=== GIVEN DATA ===
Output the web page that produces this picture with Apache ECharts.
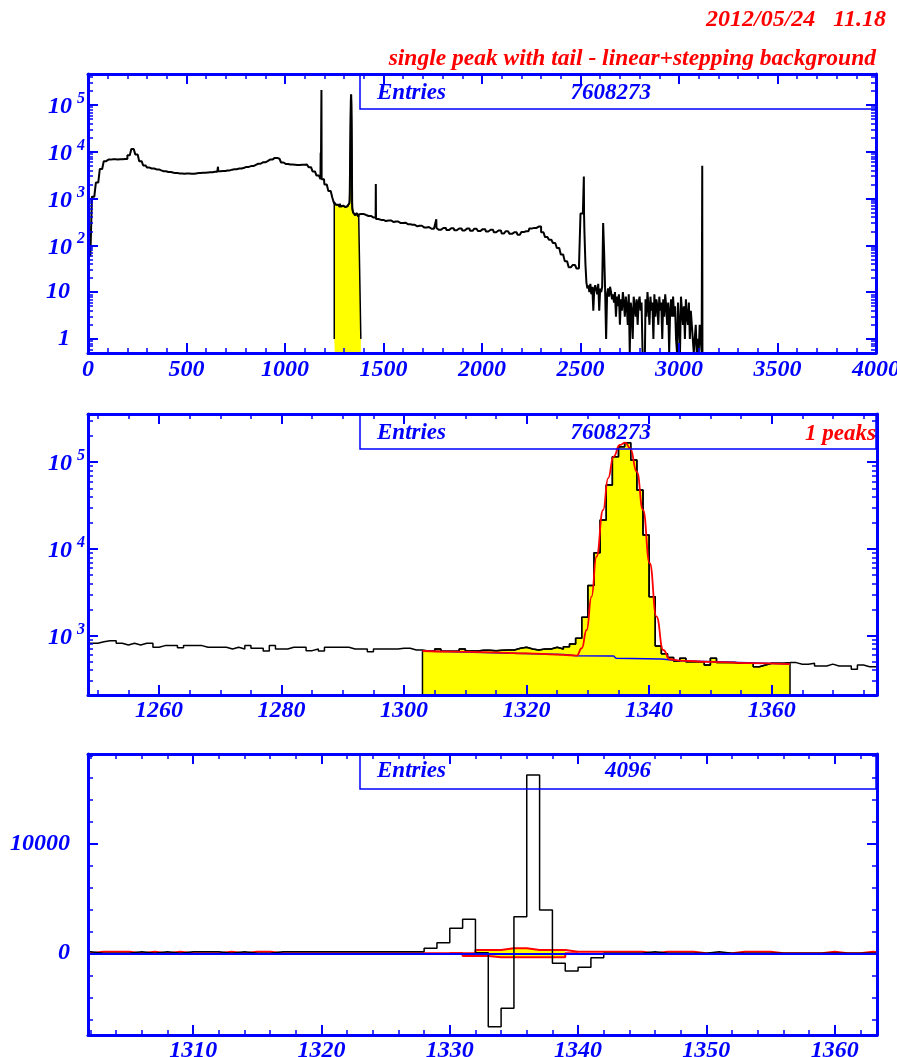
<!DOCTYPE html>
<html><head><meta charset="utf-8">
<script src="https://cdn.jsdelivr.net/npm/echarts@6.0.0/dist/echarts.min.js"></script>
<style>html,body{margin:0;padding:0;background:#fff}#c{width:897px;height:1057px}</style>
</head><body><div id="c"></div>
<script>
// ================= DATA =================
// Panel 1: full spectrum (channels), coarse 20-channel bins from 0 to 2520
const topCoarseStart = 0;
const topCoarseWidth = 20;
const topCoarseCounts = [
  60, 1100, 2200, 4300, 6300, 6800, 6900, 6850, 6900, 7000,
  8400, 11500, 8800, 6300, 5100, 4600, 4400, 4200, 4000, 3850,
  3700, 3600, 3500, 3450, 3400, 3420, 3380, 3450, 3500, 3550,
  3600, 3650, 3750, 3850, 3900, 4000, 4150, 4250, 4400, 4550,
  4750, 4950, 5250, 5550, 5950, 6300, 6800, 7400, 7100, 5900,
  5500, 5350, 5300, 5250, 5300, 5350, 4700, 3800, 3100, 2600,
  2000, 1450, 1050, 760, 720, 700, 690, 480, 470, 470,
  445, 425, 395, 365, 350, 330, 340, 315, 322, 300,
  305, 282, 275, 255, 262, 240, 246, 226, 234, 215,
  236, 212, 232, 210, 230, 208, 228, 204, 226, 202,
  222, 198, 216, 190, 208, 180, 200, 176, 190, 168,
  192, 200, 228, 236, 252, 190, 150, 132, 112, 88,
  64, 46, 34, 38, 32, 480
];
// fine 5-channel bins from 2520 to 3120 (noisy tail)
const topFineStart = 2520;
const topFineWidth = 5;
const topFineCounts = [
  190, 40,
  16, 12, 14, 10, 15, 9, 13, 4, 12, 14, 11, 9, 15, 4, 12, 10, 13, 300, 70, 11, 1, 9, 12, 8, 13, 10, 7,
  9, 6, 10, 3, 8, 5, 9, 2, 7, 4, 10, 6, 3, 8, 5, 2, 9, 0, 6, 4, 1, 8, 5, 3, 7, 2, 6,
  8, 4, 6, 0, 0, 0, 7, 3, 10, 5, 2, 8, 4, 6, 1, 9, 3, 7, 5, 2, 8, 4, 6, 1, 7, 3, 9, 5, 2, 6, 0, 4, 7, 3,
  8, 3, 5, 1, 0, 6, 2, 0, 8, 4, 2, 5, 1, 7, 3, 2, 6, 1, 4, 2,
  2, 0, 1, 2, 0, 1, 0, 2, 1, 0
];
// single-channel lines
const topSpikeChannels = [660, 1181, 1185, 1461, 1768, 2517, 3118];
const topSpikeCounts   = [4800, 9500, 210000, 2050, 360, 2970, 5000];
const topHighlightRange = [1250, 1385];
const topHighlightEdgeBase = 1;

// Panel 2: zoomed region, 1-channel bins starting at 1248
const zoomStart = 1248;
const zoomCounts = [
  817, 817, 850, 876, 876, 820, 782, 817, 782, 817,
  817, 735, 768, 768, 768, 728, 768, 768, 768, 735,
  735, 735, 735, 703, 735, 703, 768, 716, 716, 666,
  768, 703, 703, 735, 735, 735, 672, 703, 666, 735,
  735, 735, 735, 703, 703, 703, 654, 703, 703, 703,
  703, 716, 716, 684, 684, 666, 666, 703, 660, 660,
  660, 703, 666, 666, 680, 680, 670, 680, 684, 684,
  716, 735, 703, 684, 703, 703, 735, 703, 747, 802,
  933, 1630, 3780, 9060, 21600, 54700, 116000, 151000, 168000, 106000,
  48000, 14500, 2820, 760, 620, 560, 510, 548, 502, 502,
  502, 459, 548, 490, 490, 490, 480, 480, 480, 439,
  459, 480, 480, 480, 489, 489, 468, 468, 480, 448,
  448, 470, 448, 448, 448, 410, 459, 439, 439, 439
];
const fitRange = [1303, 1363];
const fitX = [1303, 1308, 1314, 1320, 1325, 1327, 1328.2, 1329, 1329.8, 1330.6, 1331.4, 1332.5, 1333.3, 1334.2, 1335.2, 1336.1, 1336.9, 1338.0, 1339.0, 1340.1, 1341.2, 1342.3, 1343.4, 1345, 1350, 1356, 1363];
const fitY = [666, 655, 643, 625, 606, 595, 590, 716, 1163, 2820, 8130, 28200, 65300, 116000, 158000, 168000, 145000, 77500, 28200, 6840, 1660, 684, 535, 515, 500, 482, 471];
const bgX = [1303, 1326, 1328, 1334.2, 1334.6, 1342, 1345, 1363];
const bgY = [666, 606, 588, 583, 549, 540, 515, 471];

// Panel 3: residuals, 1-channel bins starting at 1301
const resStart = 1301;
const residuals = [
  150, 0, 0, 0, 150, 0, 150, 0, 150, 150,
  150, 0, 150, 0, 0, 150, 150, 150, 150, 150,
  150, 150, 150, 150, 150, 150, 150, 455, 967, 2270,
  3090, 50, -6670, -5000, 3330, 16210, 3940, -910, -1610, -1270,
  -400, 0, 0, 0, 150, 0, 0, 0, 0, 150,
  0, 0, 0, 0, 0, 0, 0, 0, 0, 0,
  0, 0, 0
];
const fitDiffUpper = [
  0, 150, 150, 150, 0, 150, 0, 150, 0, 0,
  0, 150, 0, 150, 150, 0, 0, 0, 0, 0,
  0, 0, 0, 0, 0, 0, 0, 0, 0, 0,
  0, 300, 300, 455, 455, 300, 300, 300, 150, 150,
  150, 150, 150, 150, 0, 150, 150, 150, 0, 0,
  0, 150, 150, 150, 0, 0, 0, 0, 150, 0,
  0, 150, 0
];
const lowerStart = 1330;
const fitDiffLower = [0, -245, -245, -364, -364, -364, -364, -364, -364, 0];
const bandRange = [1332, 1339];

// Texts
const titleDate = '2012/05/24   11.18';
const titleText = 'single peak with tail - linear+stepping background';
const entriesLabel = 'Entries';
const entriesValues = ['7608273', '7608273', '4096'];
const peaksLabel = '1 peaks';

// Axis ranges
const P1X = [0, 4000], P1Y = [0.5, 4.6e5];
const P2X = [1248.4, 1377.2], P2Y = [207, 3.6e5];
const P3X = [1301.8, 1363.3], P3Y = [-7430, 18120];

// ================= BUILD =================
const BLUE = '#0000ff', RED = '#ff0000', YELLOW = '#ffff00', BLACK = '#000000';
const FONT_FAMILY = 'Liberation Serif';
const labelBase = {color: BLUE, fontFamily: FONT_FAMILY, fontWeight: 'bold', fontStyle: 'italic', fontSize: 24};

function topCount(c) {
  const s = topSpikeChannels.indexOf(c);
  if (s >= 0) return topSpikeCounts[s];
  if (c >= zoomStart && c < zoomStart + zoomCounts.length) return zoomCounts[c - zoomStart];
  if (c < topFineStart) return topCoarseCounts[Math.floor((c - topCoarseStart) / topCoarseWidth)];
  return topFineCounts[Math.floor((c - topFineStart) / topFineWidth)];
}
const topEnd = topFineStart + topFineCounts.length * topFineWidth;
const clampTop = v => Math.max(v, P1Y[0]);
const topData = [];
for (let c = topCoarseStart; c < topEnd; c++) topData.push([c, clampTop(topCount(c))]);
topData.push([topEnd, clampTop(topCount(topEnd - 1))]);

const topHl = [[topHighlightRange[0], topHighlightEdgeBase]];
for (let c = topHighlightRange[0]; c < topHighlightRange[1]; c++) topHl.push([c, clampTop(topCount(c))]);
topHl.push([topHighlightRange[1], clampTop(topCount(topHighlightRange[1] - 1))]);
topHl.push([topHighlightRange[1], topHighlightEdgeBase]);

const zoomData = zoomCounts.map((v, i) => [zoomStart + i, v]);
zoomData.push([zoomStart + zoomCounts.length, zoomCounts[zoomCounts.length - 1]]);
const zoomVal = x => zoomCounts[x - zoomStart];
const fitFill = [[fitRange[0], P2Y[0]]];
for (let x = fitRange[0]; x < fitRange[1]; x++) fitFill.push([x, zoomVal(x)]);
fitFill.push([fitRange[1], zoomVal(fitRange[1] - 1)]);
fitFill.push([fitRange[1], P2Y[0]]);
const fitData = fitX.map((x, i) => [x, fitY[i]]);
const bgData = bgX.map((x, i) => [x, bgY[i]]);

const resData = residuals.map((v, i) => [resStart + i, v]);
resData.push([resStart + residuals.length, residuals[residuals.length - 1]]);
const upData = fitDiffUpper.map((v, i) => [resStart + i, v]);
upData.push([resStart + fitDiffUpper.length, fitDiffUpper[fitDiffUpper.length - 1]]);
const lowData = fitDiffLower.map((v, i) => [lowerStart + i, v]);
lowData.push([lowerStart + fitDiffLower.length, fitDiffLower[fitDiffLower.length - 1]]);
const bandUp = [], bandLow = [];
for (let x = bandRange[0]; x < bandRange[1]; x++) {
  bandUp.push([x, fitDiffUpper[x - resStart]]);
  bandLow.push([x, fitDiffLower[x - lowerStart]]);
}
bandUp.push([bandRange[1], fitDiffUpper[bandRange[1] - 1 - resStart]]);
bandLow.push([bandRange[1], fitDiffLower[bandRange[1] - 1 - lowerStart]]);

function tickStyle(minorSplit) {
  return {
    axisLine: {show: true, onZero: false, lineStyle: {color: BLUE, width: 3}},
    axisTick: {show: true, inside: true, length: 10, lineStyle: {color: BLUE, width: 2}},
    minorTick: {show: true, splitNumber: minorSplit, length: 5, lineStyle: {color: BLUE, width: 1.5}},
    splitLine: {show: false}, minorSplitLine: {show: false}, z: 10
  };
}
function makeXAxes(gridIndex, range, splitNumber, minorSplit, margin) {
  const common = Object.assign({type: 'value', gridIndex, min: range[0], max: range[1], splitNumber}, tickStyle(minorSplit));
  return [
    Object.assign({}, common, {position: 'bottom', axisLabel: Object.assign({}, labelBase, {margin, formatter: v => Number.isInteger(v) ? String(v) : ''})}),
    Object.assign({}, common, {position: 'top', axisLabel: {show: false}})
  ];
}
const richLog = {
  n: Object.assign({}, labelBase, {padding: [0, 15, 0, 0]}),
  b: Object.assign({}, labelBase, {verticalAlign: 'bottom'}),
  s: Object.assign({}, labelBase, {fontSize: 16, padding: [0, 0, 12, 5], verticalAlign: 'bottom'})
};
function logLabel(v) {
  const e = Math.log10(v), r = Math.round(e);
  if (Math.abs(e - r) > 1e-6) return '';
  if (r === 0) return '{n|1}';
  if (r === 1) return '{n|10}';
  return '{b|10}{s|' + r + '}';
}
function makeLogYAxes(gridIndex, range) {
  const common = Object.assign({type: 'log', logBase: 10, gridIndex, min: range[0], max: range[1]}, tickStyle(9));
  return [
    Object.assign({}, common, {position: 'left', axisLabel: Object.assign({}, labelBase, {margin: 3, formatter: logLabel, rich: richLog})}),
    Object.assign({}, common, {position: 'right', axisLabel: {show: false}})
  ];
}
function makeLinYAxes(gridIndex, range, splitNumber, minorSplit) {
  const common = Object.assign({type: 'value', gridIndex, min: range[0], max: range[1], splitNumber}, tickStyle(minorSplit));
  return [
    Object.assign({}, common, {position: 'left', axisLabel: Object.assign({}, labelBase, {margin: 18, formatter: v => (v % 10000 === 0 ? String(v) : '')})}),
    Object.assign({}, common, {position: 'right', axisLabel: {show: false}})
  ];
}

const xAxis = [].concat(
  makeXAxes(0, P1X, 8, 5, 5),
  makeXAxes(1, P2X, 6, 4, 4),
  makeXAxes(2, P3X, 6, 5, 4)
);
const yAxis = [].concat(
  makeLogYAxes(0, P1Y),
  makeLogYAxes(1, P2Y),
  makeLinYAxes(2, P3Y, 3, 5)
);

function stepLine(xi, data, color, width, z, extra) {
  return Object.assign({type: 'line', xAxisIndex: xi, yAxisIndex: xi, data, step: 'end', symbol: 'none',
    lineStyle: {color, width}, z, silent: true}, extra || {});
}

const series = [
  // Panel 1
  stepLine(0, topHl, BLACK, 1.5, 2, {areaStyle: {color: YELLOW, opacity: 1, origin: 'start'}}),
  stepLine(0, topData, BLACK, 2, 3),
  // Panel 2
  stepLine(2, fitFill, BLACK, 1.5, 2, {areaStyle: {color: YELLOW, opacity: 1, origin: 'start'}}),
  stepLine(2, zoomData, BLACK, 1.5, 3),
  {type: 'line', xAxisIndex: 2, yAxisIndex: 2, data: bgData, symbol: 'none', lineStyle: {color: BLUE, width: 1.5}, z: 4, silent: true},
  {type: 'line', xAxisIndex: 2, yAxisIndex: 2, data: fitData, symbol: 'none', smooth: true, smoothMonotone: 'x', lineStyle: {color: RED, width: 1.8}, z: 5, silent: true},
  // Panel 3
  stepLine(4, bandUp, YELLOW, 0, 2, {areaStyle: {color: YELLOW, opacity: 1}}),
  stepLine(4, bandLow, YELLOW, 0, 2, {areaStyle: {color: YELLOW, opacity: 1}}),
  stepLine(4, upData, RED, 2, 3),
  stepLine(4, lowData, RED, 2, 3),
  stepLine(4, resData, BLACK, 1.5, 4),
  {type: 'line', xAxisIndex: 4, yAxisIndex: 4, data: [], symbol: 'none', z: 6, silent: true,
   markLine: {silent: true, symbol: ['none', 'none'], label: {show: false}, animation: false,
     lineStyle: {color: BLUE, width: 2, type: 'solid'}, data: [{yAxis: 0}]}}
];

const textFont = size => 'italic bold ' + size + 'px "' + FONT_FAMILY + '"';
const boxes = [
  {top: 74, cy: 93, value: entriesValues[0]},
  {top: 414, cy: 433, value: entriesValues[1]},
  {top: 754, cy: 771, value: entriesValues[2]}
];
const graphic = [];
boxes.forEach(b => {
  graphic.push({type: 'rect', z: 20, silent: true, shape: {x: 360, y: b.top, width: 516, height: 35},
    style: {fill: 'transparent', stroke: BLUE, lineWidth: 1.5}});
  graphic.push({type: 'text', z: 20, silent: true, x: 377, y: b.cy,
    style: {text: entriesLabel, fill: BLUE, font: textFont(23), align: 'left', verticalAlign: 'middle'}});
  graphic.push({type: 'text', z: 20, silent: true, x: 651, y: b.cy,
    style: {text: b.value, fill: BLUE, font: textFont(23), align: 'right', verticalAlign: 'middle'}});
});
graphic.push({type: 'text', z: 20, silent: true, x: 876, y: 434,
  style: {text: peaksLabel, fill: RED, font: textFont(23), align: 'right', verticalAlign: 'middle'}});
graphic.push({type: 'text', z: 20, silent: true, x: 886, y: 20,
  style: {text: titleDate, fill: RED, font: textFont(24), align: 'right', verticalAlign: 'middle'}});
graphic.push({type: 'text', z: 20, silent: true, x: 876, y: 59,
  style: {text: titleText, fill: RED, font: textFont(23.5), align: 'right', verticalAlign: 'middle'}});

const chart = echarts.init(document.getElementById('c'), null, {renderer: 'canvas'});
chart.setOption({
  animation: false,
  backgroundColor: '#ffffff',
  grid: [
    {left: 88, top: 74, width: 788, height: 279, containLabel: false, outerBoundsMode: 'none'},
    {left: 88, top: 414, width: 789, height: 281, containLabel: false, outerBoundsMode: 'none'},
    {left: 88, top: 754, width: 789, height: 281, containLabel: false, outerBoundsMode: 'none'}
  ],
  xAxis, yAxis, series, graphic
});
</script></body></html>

=== DO THIS ===
Return all lines containing the word "with".

=== PROBLEM SOLUTION ===
Output the web page that produces this picture with Apache ECharts.
const titleText = 'single peak with tail - linear+stepping background';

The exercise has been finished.